I got mad with people who refuse to admit the LCD/LED TVs are poor in dynamic range, specially when such people start to tell me it's just a matter of calibration of settings. But if they calibrate settings to reduce a lot clipíng and crushing, the image became lifeless. This do not happen this way on CRT.
Other people start to tell me it's because a given video was not in HDR, but CRT can run videos not made in HDR and have nice glosy look withpout clipping or crushing.
It's insane how they refuse to admit LCD/LED screen are terrible for dynamic range. What they refuse to admit it???
I'm not sure about OLED dynamic range, but I don't think it's great. The videos I saw wasn't good to judge, since I think it was in HDR, and HDR it's a trick to try to make a screen look like it had more dynamic range than in reality.
Quote:
Originally Posted by redpoint5
I never watch TV from the same plane that it's hung, so extreme viewing angles mean nothing to me. In fact, I prefer a narrow viewing angle as it's inefficient to send light to corners of the room nobody is sitting. I'd be happy with a 90 degree field of view.
Funny that plasma is what the industry quit. They had excellent dynamic range.

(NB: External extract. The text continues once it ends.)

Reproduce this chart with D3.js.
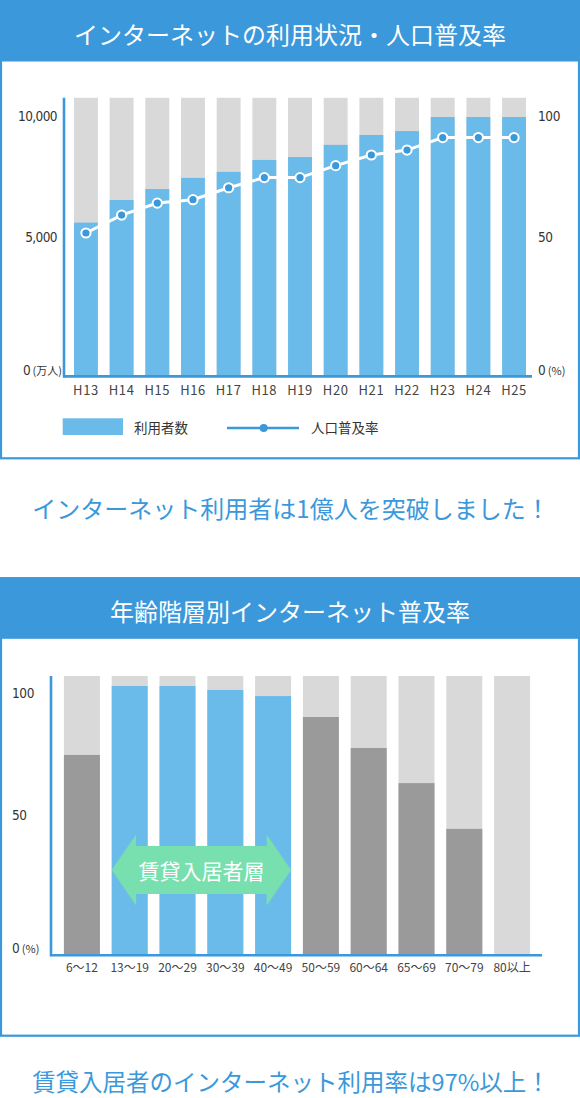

Some LCD/LED TVs have a LED backlight field that cut Of Leds light where the image it's suposed to be very dark. This save some energy and increase contrast ration, but each the LED are much larger than a pixels, so tris trick also have limitations.
LCD/LED TVs without such backlight trick can't save so much energy.
Hopefully OLED comes down in price and durability improves. One thing though, OLED consumes more electricity than LCD, but I'm not sure why. LCD wastes the light not needed to produce an image while OLED simply produces the light that is needed, and nothing more.